Fort Huachuca is the largest training center in the United States for Military Intelligence, or MI, service members. As a Training and Doctrine Command, or TRADOC, center of excellence, a variety of MI courses are offered here.

One of the many important military occupational specialties taught here is the Human Intelligence Collector course, also known as the 35M course. The duties of a 35M include conducting interrogations and debriefings, providing Army personnel with information about enemy forces, strengths, weaknesses and potential battle areas.

According the Fort Huachuca Quality Assurance office, 834 Soldiers graduated from the course in fiscal year 2012. The length of training for a 35M is approximately 18 to 20 weeks. This time is spent both in the classroom and in the field.
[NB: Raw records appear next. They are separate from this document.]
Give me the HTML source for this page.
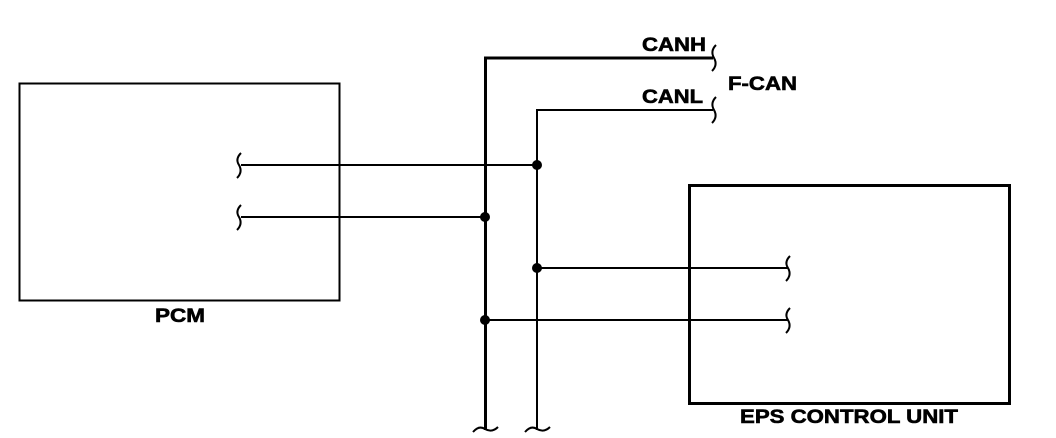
<!DOCTYPE html>
<html><head><style>
html,body{margin:0;padding:0;background:#fff;width:1056px;height:438px;overflow:hidden}
text{font-family:"Liberation Sans",Arial,sans-serif;font-weight:bold;font-size:19px;fill:#000;stroke:#000;stroke-width:0.6}
</style></head><body>
<svg width="1056" height="438" viewBox="0 0 1056 438" xmlns="http://www.w3.org/2000/svg">
<g fill="none" stroke="#000">
<rect x="19.5" y="83.5" width="320" height="217" stroke-width="2"/>
<rect x="689.5" y="185.5" width="320" height="218" stroke-width="3"/>
<path d="M485.5 430 V58 H713" stroke-width="3"/>
<path d="M537 430 V110 H713" stroke-width="2"/>
<path d="M241 165 H537 M241 217 H485 M537 268 H788 M485 320 H788" stroke-width="2"/>
<g stroke-width="2">
<path d="M716 45 q-6 6 -2 13 q4 7 -2 13"/>
<path d="M716 97 q-6 6 -2 13 q4 7 -2 13"/>
<path d="M241 153 q-6 6 -2 12 q4 7 -2 13"/>
<path d="M241 205 q-6 6 -2 12 q4 7 -2 13"/>
<path d="M790 256 q-6 6 -2 12 q4 7 -2 13"/>
<path d="M790 308 q-6 6 -2 12 q4 7 -2 13"/>
<path d="M473 432 q6 -7 12 -3 q7 4 13 -2"/>
<path d="M525 432 q6 -7 12 -3 q7 4 13 -2"/>
</g>
</g>
<g fill="#000">
<circle cx="537" cy="165" r="5"/>
<circle cx="485" cy="217" r="5"/>
<circle cx="537" cy="268" r="5"/>
<circle cx="485" cy="320" r="5"/>
</g>
<text x="642" y="51" textLength="64" lengthAdjust="spacingAndGlyphs">CANH</text>
<text x="642" y="103" textLength="61" lengthAdjust="spacingAndGlyphs">CANL</text>
<text x="728" y="90" textLength="69" lengthAdjust="spacingAndGlyphs">F-CAN</text>
<text x="155" y="322" textLength="50" lengthAdjust="spacingAndGlyphs">PCM</text>
<text x="740" y="423" textLength="218" lengthAdjust="spacingAndGlyphs">EPS CONTROL UNIT</text>
</svg>
</body></html>
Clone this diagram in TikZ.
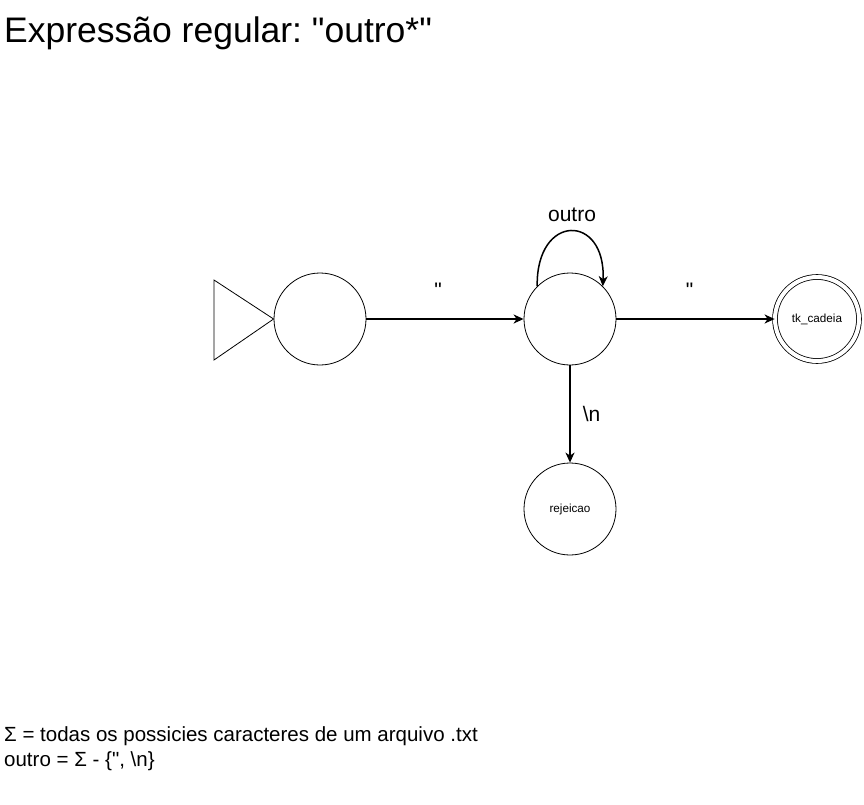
\documentclass[tikz,border=0pt]{standalone}
\usepackage{fontspec}
\setmainfont[Ligatures=NoCommon]{Liberation Sans}
\usetikzlibrary{arrows.meta}
\frenchspacing
\tikzset{
  state/.style={draw, circle, line width=0.8pt, minimum size=92pt, inner sep=0pt, font=\fontsize{11.7}{14}\selectfont},
  trans/.style={line width=1.5pt, -{Stealth[length=10pt, width=9pt, inset=3pt]}},
  lbl/.style={font=\fontsize{21}{25}\selectfont, inner sep=0pt}
}
\begin{document}
\begin{tikzpicture}[x=1pt, y=-1pt]
                    \useasboundingbox (0,0) rectangle (864,805);

                    % Marking title
                    \node [anchor=base west, inner sep=0pt, font=\fontsize{35.5}{40}\selectfont] (title) at (4,43) {Expressão regular: \textquotedbl outro*\textquotedbl};%

                    % Marking state q0 (start)
                    \node [state] (q0) at (320,319) {};%
                    \coordinate (tritop) at (214,280);%
                    \coordinate (tribot) at (214,360);%
                    \draw [line width=0.8pt] (tritop) -- (q0.west) -- (tribot) -- cycle;%

                    % Marking state q1
                    \node [state] (q1) at (570,319) {};%

                    % Marking state tk_cadeia (final)
                    \node [state, double=white, double distance=4pt, minimum size=84pt] (fim) at (817,319) {tk\_cadeia};%

                    % Marking state rejeicao
                    \node [state] (rej) at (570,509) {rejeicao};%

                    % Drawing transition q0 q1
                    \draw [trans] (q0) -- (q1) node [lbl, midway, above=21pt, xshift=-7pt] (l1) {\textquotedbl};%

                    % Drawing transition q1 q1
                    \draw [trans] (q1.135) .. controls (536,213) and (606,213) .. (q1.45);%
                    \node [lbl] (l2) at (572,215) {outro};%

                    % Drawing transition q1 fim
                    \draw [trans] (q1) -- (fim) node [lbl, midway, above=21pt, xshift=-6pt] (l3) {\textquotedbl};%

                    % Drawing transition q1 rej
                    \draw [trans] (q1) -- (rej) node [lbl, midway, right=12pt] (l4) {\textbackslash n};%

                    % Marking alphabet
                    \node [anchor=base west, inner sep=0pt, font=\fontsize{20.5}{26}\selectfont] (sigma) at (4,741)
                      {Σ = todas os possicies caracteres de um arquivo .txt};%
                    \node [anchor=base west, inner sep=0pt, font=\fontsize{20.5}{26}\selectfont] (outro) at (4,766)
                      {outro = Σ - \{\textquotedbl, \textbackslash n\}};%
\end{tikzpicture}
\end{document}
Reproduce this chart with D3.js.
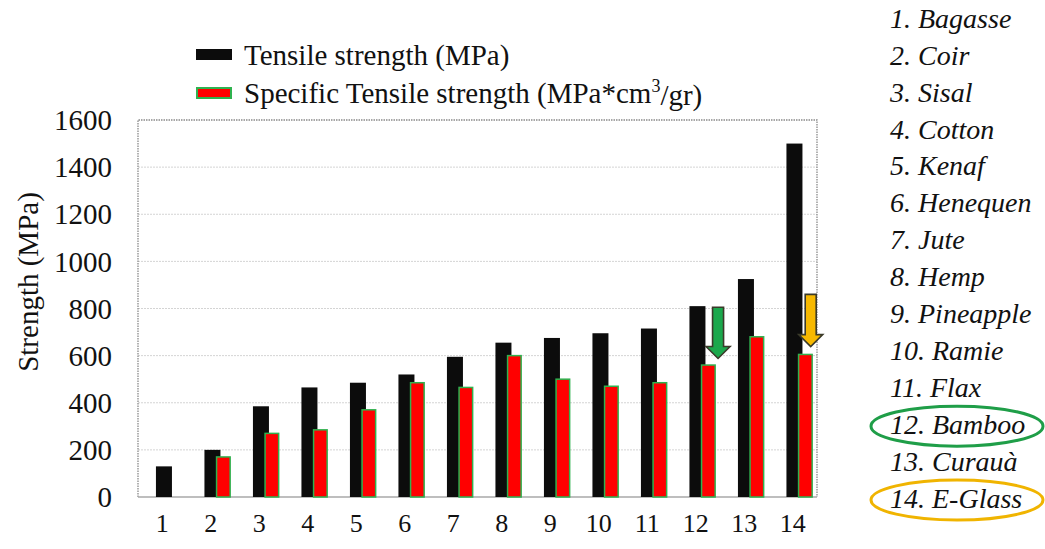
<!DOCTYPE html>
<html><head><meta charset="utf-8">
<script src="https://cdn.jsdelivr.net/npm/d3@7"></script>
<style>body{margin:0;background:#fff;} svg{display:block;} text{font-family:'Liberation Serif','Times New Roman',serif;}</style>
</head><body><svg id="c" width="1045" height="549"></svg>
<script>
const categories = ["1","2","3","4","5","6","7","8","9","10","11","12","13","14"];
const fibres = ["Bagasse","Coir","Sisal","Cotton","Kenaf","Henequen","Jute","Hemp","Pineapple","Ramie","Flax","Bamboo","Curauà","E-Glass"];
const tensile = [130,200,385,465,485,520,595,655,675,695,715,810,925,1500];
const specific = [null,170,270,285,370,485,465,600,500,470,485,560,680,605];
const yTicks = [0,200,400,600,800,1000,1200,1400,1600];
const arrows = [{cat:"12", from:805, to:588, color:"#1ba84c"},{cat:"14", from:860, to:638, color:"#f7b900"}];
const highlights = [{item:12, color:"#1f9e48"},{item:14, color:"#f0b400"}];

const svg = d3.select("#c");
const x = d3.scaleBand().domain(categories).range([138,817]).padding(0);
const y = d3.scaleLinear().domain([0,1600]).range([497,120]);
const bw = x.bandwidth();

svg.append("g").selectAll("line").data(yTicks.filter(d=>d>0 && d<1600)).join("line")
  .attr("x1",138).attr("x2",817).attr("y1",d=>y(d)).attr("y2",d=>y(d))
  .attr("stroke","#d4d4d4").attr("stroke-width",1).attr("stroke-dasharray","2,1");

svg.append("path").attr("d",`M138,497V120H817V497`).attr("fill","none")
  .attr("stroke","#8a8a8a").attr("stroke-width",1.3).attr("stroke-dasharray","1.5,1");
svg.append("line").attr("x1",138).attr("x2",817).attr("y1",y(0)).attr("y2",y(0))
  .attr("stroke","#a8a8a8").attr("stroke-width",1.5);

svg.append("g").selectAll("rect").data(categories.map((c,i)=>({c,v:tensile[i]}))).join("rect")
  .attr("x",d=>x(d.c)+bw*0.37).attr("width",bw*0.33)
  .attr("y",d=>y(d.v)).attr("height",d=>y(0)-y(d.v)).attr("fill","#0c0c0c");
svg.append("g").selectAll("rect").data(categories.map((c,i)=>({c,v:specific[i]})).filter(d=>d.v!=null)).join("rect")
  .attr("x",d=>x(d.c)+bw*0.62).attr("width",bw*0.28)
  .attr("y",d=>y(d.v)).attr("height",d=>y(0)-y(d.v)).attr("fill","#ff0000")
  .attr("stroke","#2fb24f").attr("stroke-width",1.5);

const offs = {"12":0.96,"14":0.87};
arrows.forEach(a=>{
  const cx = x(a.cat)+bw*offs[a.cat];
  const y0 = y(a.from), y1 = y(a.to), hl = 12, sw = 5.5, hw = 12;
  svg.append("path").attr("d",`M${cx-sw},${y0}H${cx+sw}V${y1-hl}H${cx+hw}L${cx},${y1}L${cx-hw},${y1-hl}H${cx-sw}Z`)
    .attr("fill",a.color).attr("stroke","#3a3a2a").attr("stroke-width",1.6).attr("stroke-linejoin","miter");
});

const F = "Liberation Serif, Times New Roman, serif";
svg.append("g").selectAll("text").data(yTicks).join("text")
  .attr("x",112).attr("y",d=>y(d)).attr("dy","0.35em").attr("text-anchor","end")
  .attr("font-family",F).attr("font-size",29).attr("fill","#111").text(d=>d);
svg.append("g").selectAll("text").data(categories).join("text")
  .attr("x",d=>x(d)+bw/2).attr("y",523).attr("dy","0.35em").attr("text-anchor","middle")
  .attr("font-family",F).attr("font-size",26).attr("fill","#111").text(d=>d);
svg.append("text").attr("transform","translate(28,282) rotate(-90)").attr("text-anchor","middle")
  .attr("dy","0.35em").attr("font-family",F).attr("font-size",29).attr("fill","#111").text("Strength (MPa)");

const lg = svg.append("g");
lg.append("rect").attr("x",196).attr("y",49).attr("width",36).attr("height",11).attr("fill","#0c0c0c");
lg.append("text").attr("x",244).attr("y",55).attr("dy","0.35em").attr("font-family",F).attr("font-size",29).attr("fill","#111").text("Tensile strength (MPa)");
lg.append("rect").attr("x",197).attr("y",88).attr("width",34).attr("height",10).attr("fill","#ff0000").attr("stroke","#2fb24f").attr("stroke-width",2);
const t2 = lg.append("text").attr("x",244).attr("y",93).attr("dy","0.35em").attr("font-family",F).attr("font-size",29).attr("fill","#111");
t2.append("tspan").text("Specific Tensile strength (MPa*cm");
t2.append("tspan").attr("font-size",18).attr("dy","-0.6em").text("3");
t2.append("tspan").attr("dy","0.45em").text("/gr)");

const listY = d3.scaleLinear().domain([1,14]).range([18,498]);
svg.append("g").selectAll("text").data(fibres).join("text")
  .attr("x",890).attr("y",(d,i)=>listY(i+1)).attr("dy","0.35em")
  .attr("font-family",F).attr("font-size",28).attr("font-style","italic").attr("fill","#111")
  .text((d,i)=>`${i+1}. ${d}`);
highlights.forEach(h=>{
  svg.append("ellipse").attr("cx",957).attr("cy",listY(h.item)+2).attr("rx",86).attr("ry",20)
    .attr("fill","none").attr("stroke",h.color).attr("stroke-width",3);
});
</script></body></html>
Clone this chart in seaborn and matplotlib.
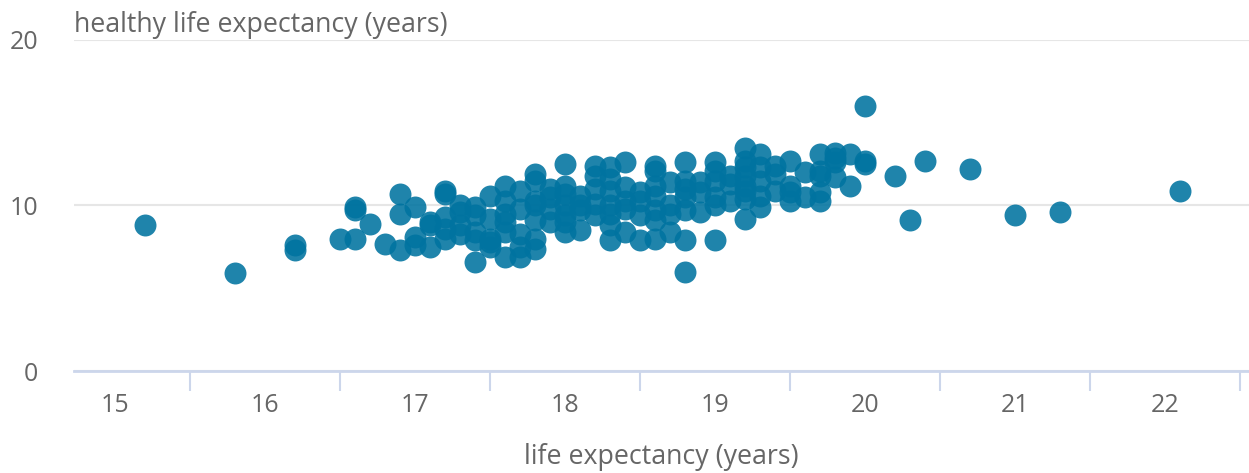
import matplotlib
matplotlib.use("Agg")
import matplotlib.pyplot as plt
import seaborn as sns
import pandas as pd
from matplotlib.ticker import FixedLocator

# life expectancy column values and the healthy life expectancy points in each column
life_exp = [15.2, 15.8, 16.2, 16.5, 16.6, 16.7, 16.8, 16.9, 17.0, 17.1,
            17.2, 17.3, 17.4, 17.5, 17.6, 17.7, 17.8, 17.9, 18.0, 18.1,
            18.2, 18.3, 18.4, 18.5, 18.6, 18.7, 18.8, 18.9, 19.0, 19.1,
            19.2, 19.3, 19.4, 19.5, 19.6, 19.7, 19.8, 19.9, 20.0, 20.2,
            20.3, 20.4, 20.7, 21.0, 21.3, 22.1]
healthy_exp = [
    [8.8], [5.9], [7.6, 7.3], [8.0], [9.9, 9.7, 8.0], [8.9], [7.7],
    [10.7, 9.5, 7.3], [9.9, 8.1, 7.6], [8.8, 7.5, 9.0],
    [10.9, 10.7, 9.3, 8.0, 8.6], [10.0, 8.8, 9.6, 8.3],
    [6.6, 8.4, 9.4, 9.9, 7.9], [10.6, 9.2, 8.0, 7.5, 7.8],
    [11.2, 9.5, 8.4, 6.9, 10.3, 9.0], [10.9, 8.3, 6.9, 9.8, 7.5],
    [11.9, 11.5, 10.3, 9.1, 7.4, 8.0, 10.0], [11.0, 9.8, 9.0, 10.5],
    [12.5, 11.2, 10.0, 8.4, 9.4, 10.7, 9.0], [10.6, 9.7, 8.5, 10.0],
    [12.4, 11.8, 9.4, 10.1, 11.0], [12.3, 10.9, 10.0, 8.8, 7.9, 9.5, 11.6],
    [12.6, 11.1, 8.4, 10.3, 9.8], [10.3, 9.4, 7.9, 10.8],
    [12.4, 12.1, 10.6, 9.1, 8.0, 11.2, 9.7], [11.4, 10.0, 8.4, 9.5],
    [12.6, 11.5, 9.7, 7.9, 6.0, 10.5, 11.0], [10.8, 9.6, 11.4],
    [12.6, 12.1, 10.5, 7.9, 11.5, 10.0], [11.8, 10.3, 11.3],
    [13.5, 12.7, 11.8, 10.9, 9.2, 12.3, 11.2, 10.4],
    [13.1, 11.5, 9.9, 10.6, 12.3], [12.4, 10.9, 11.9],
    [12.7, 11.2, 10.3, 10.8], [12.0, 10.5],
    [13.1, 11.8, 10.8, 10.3, 12.1], [13.2, 12.6, 11.7, 12.9],
    [13.1, 11.2], [16.0, 12.7, 12.5], [11.8], [9.1], [12.7], [12.2],
    [9.4], [9.6], [10.9]]

x_ticks = [15, 16, 17, 18, 19, 20, 21, 22]
y_ticks = [0, 10, 20]

rows = [(x, y) for x, ys in zip(life_exp, healthy_exp) for y in ys]
df = pd.DataFrame(rows, columns=["life", "healthy"])

sns.set_style("white")
plt.rcParams["font.family"] = ["Open Sans", "DejaVu Sans"]

W, H = 1249, 473
fig = plt.figure(figsize=(W / 100, H / 100), dpi=100)
ax = fig.add_axes([74 / W, 102 / H, 1175 / W, 331 / H])

sns.scatterplot(data=df, x="life", y="healthy", ax=ax, s=250,
                color="#0073a0", alpha=0.88, linewidth=0, zorder=3)

ax.set_xlim(14.727, 22.56)
ax.set_ylim(0, 20)

for s in ["top", "right", "left"]:
    ax.spines[s].set_visible(False)
ax.spines["bottom"].set_color("#ccd6eb")
ax.spines["bottom"].set_linewidth(2)
ax.spines["bottom"].set_zorder(2)

ax.set_yticks(y_ticks)
ax.yaxis.grid(True, color="#e6e6e6", linewidth=1.5)
ax.set_axisbelow(True)
ax.tick_params(axis="y", length=0, pad=26, labelsize=18, labelcolor="#666666")

ax.xaxis.set_major_locator(FixedLocator(x_ticks))
ax.xaxis.set_minor_locator(FixedLocator([t + 0.5 for t in x_ticks]))
ax.tick_params(axis="x", which="major", bottom=True, length=0, pad=16,
               labelsize=18, labelcolor="#666666")
ax.tick_params(axis="x", which="minor", bottom=True, length=14.5, width=1.5,
               color="#ccd6eb", direction="out")

ax.set_xlabel("life expectancy (years)", fontsize=19.3, color="#666666",
              labelpad=18)
ax.set_ylabel("")

fig.text(74 / W, 1 - 25 / H, "healthy life expectancy (years)", fontsize=19.3,
         color="#666666", ha="left", va="center")

fig.savefig("out.png", dpi=100)
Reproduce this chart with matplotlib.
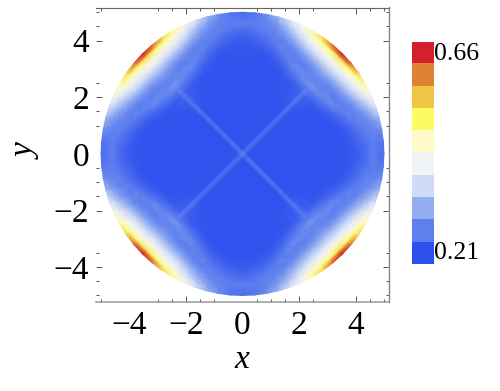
import numpy as np
import matplotlib
matplotlib.use("Agg")
import matplotlib.pyplot as plt
from matplotlib.colors import LinearSegmentedColormap, ListedColormap

W, H = 500, 391

# bar colours, bottom to top
level_colors = ["#2D50EE", "#5E7FEE", "#93AEF0", "#D0DBF8", "#F1F4F5",
                "#FEFBC8", "#FDFB62", "#EFC545", "#E08236", "#D2202C"]
vmin, vmax = 0.21, 0.66

# value read off the picture by radius (columns) and angle from the axis (rows),
# the field has 8-fold symmetry
radii = [0, 2, 3.0, 3.2, 3.4, 3.6, 3.8, 4.0, 4.2, 4.4, 4.6, 4.8, 4.9, 5.0]
angles = [0, 5, 10, 15, 20, 25, 30, 35, 40, 45]
values = [
    [.215, .215, .215, .215, .215, .216, .218, .222, .232, .240, .262, .250, .245, .245],
    [.215, .215, .215, .215, .215, .216, .218, .226, .236, .248, .260, .255, .252, .252],
    [.215, .215, .215, .215, .215, .217, .222, .235, .245, .262, .262, .268, .272, .278],
    [.215, .215, .215, .215, .216, .220, .232, .245, .262, .262, .275, .295, .310, .320],
    [.215, .215, .215, .216, .220, .232, .248, .268, .260, .280, .305, .340, .360, .370],
    [.215, .215, .216, .220, .232, .252, .268, .258, .275, .310, .350, .390, .410, .425],
    [.215, .215, .217, .230, .250, .275, .258, .270, .300, .345, .390, .440, .465, .480],
    [.215, .215, .220, .240, .262, .272, .260, .280, .320, .365, .410, .470, .520, .550],
    [.215, .215, .226, .248, .275, .268, .268, .290, .330, .380, .425, .500, .590, .625],
    [.215, .215, .235, .255, .285, .265, .275, .298, .340, .390, .440, .530, .630, .660],
]

# the faint cross through the middle
cross_x = [-2.25, 2.25]
cross_y = [-2.25, 2.25]

x_labeled = [-4, -2, 0, 2, 4]
y_labeled = [-4, -2, 0, 2, 4]
x_long_hidden = [-4, 0]
y_long_hidden = [0]
x_minor = [-5, -3, -2.5, -1.5, -1, 0.5, 1, 1.5, 2.5, 4.5, 5]
y_minor = [-5, -4.5, -3.5, -1.5, -1, -0.5, 1, 1.5, 2.5, 4.5, 5]

plt.rcParams["font.family"] = ["Liberation Serif", "DejaVu Serif"]
cmap = LinearSegmentedColormap.from_list("field", level_colors)


def px_axes(fig, left, top, right, bottom):
    return fig.add_axes([left / W, 1 - bottom / H, (right - left) / W, (bottom - top) / H])


def full_field():
    table = np.array(values)
    quarter = np.vstack([table, table[-2::-1]])
    quarter_deg = np.concatenate([angles, 90 - np.array(angles[-2::-1])])
    rows = [quarter[:-1] for i in range(4)] + [quarter[:1]]
    degs = [quarter_deg[:-1] + 90 * i for i in range(4)] + [[360]]
    return np.vstack(rows), np.radians(np.concatenate(degs))


fig = plt.figure(figsize=(W / 100, H / 100), dpi=100)
ax = px_axes(fig, 96, 7.5, 389, 302)

field, theta = full_field()
rr, tt = np.meshgrid(radii, theta)
ax.pcolormesh(rr * np.cos(tt), rr * np.sin(tt), field, shading="gouraud",
              cmap=cmap, vmin=vmin, vmax=vmax)

for sign in [1, -1]:
    ys = [sign * v for v in cross_y]
    ax.plot(cross_x, ys, color="#6F8DF0", lw=4.4, alpha=0.20, solid_capstyle="butt")
    ax.plot(cross_x, ys, color="#6F8DF0", lw=2.4, alpha=0.30, solid_capstyle="butt")

ax.set_xlim(-5.18, 5.18)
ax.set_ylim(-5.23, 5.17)

ax.set_xticks(x_labeled)
ax.set_yticks(y_labeled)
ax.set_xticklabels([str(v).replace("-", "\u2212") for v in x_labeled], fontsize=24)
ax.set_yticklabels([str(v).replace("-", "\u2212") for v in y_labeled], fontsize=24)
ax.set_xticks(x_minor, minor=True)
ax.set_yticks(y_minor, minor=True)
ax.tick_params(which="major", direction="in", length=4.5, width=0.7, color="#555555",
               top=True, right=True, labelcolor="black")
ax.tick_params(which="minor", direction="in", length=2.2, width=0.7, color="#555555",
               top=True, right=True)
ax.tick_params(axis="x", which="major", pad=6)
ax.tick_params(axis="y", which="major", pad=5)

for t, v in zip(ax.xaxis.get_major_ticks(), x_labeled):
    if v in x_long_hidden:
        t.tick1line.set_visible(False)
        t.tick2line.set_visible(False)
for t, v in zip(ax.yaxis.get_major_ticks(), y_labeled):
    if v in y_long_hidden:
        t.tick1line.set_visible(False)
        t.tick2line.set_visible(False)

ax.spines["left"].set_visible(False)
ax.spines["top"].set_color("#666666")
ax.spines["right"].set_color("#888888")
ax.spines["bottom"].set_color("#999999")
ax.spines["top"].set_linewidth(0.8)
ax.spines["right"].set_linewidth(1.0)
ax.spines["bottom"].set_linewidth(1.1)

fig.text(242 / W, 1 - 360 / H, "x", fontsize=24, style="italic", ha="center", va="center")
fig.text(27 / W, 1 - 152 / H, "y", fontsize=24, style="italic", rotation=90,
         ha="center", va="center")

# colour bar
cax = px_axes(fig, 411.5, 41.5, 433.5, 264.5)
cax.imshow(np.arange(len(level_colors))[::-1].reshape(-1, 1), cmap=ListedColormap(level_colors),
           aspect="auto", interpolation="nearest")
cax.axis("off")
fig.text(434 / W, 1 - 54.5 / H, f"{vmax:.2f}", fontsize=18.5, ha="left", va="center")
fig.text(434 / W, 1 - 253 / H, f"{vmin:.2f}", fontsize=18.5, ha="left", va="center")

fig.savefig("out.png", dpi=100)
“Their job is to collect [intelligence information] on the ground, either through interrogations or source operations,” said Staff Sgt. Jonathan Bobo, 309th Military Intelligence Battalion. “Their primary function is to get actionable intelligence to the commander, as quickly as possible. Human Intelligence Collectors have to vet the information and consider where it is coming from. These are things that [35Ms] are taught here on post.”

Often, a 35M is attached as support for a Brigade Combat Team, or BCT, which is made up of various units necessary to sustain its operations away from its parent division. The purpose of a BCT is to deploy and stand alone, simulating a miniature division.

“When you combine forces like that, you are able to do a lot more,” Bobo said. “You can get a lot more accurate and timely intelligence into the hands of the commander so that they can make their decisions at that point.”

It takes a particular personality for this job. The Soldier must be sociable and personable, and must enjoy being around people, in order to establish rapport with those they intend to get information from. “You have to be able to read someone else and you won’t get that by being shy or looking away,” Bobo explained. “You have to look at everything from their body language to their expressions.”

Some Soldiers may be selected to receive further training in a foreign language at the Defense Language Institute in Monterey, Calif.

Along with the importance of this field, a sense of pride comes with being a 35M.

“You have an idea about the big picture of things that are going on, and you really see the impact that you are making with your reporting,” Bobo said. “That’s a big part of the job for me, and I love having job satisfaction.”